Perhaps most importantly, the 2025 NSS overall embraces a form of common-sense realism that has been absent from American strategy for too long. The document does not promise to remake the world in America’s image. It does not offer transcendent missions or moral crusades. Instead, it proposes a world where the United States advances its interests through strength, prudence, and selective engagement. This, too, aligns with a neo-Nixonian approach: a willingness to engage diplomatically, even with difficult states, to use leverage rather than lectures, and to prioritize outcomes over appearances.
There is, of course, one central area where the NSS does not go far enough: Russia. The United States needs to distance Russia from China to avoid the further consolidation of the Sino-Russian Axis, a true geopolitical nightmare that threatens the Eurasian and global balance of power. Such a move would conceptually replicate the triangular diplomacy that Nixon and Kissinger employed so effectively in the 1970s.
The NSS recognizes the need for stability with Russia and the danger of a consolidated Sino-Russian bloc. Still, it stops short of articulating the transactional diplomacy that will likely be necessary to achieve a strategic split. Washington continues to view Russia primarily through the lens of the Ukraine conflict, and while that view is understandable, it risks missing the larger structural stakes of Eurasian geopolitics.
The NSS also focuses on the Western hemisphere. However, this new “Trump Corollary’ to the Monroe Doctrine rightly seeks to combat major problems for the United States, including drug running, especially the fentanyl-based “reverse Opium War” waged by China, instability that leads to unconstrained immigration flows while seeking to reassert American dominance in its strategic backyard, rather than ceding critical territory to China.

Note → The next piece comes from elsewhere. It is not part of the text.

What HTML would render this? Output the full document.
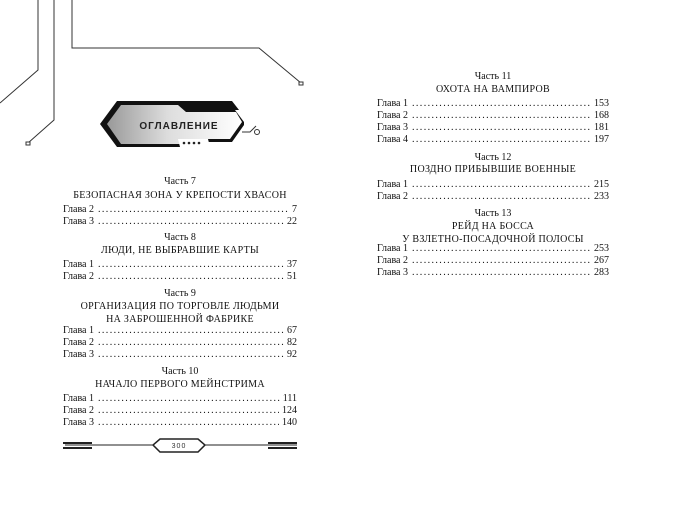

This certainly fits an America First geopolitical and defense-oriented strategy.
Still, these slight divergences should not obscure the larger point: the NSS and realist grand strategy share a remarkably similar and coherent worldview. Both see the world entering a period of intensified great-power competition. Both understand that America’s relative power must be underwritten by domestic renewal. Both reject ideological adventurism in favor of strategic restraint. Both prioritize shaping the balance of power in the Indo-Pacific. And both argue that alliances must be recalibrated, especially when it comes to a declining Europe—not discarded—to meet the challenges of a multipolar world.
For many years, America First foreign policy and defense analysts have rightly worried that the United States was drifting without a strategic compass, pulled by habit, ideology, and institutional inertia. The 2025 NSS is a sign that this drift may finally be coming to an end.
The document is not perfect, and how it is implemented will be far more important than how it is written. But for the first time in a generation, American grand strategy rests upon a foundation that is intellectually coherent, strategically realistic, and aligned with the geopolitical world as it actually exists, not in the imagination of naïve idealists.
Ultimately, the NSS is not merely a policy document. It is a strategic correction—one that realist analysts have long argued was necessary—and one that the United States can no longer delay.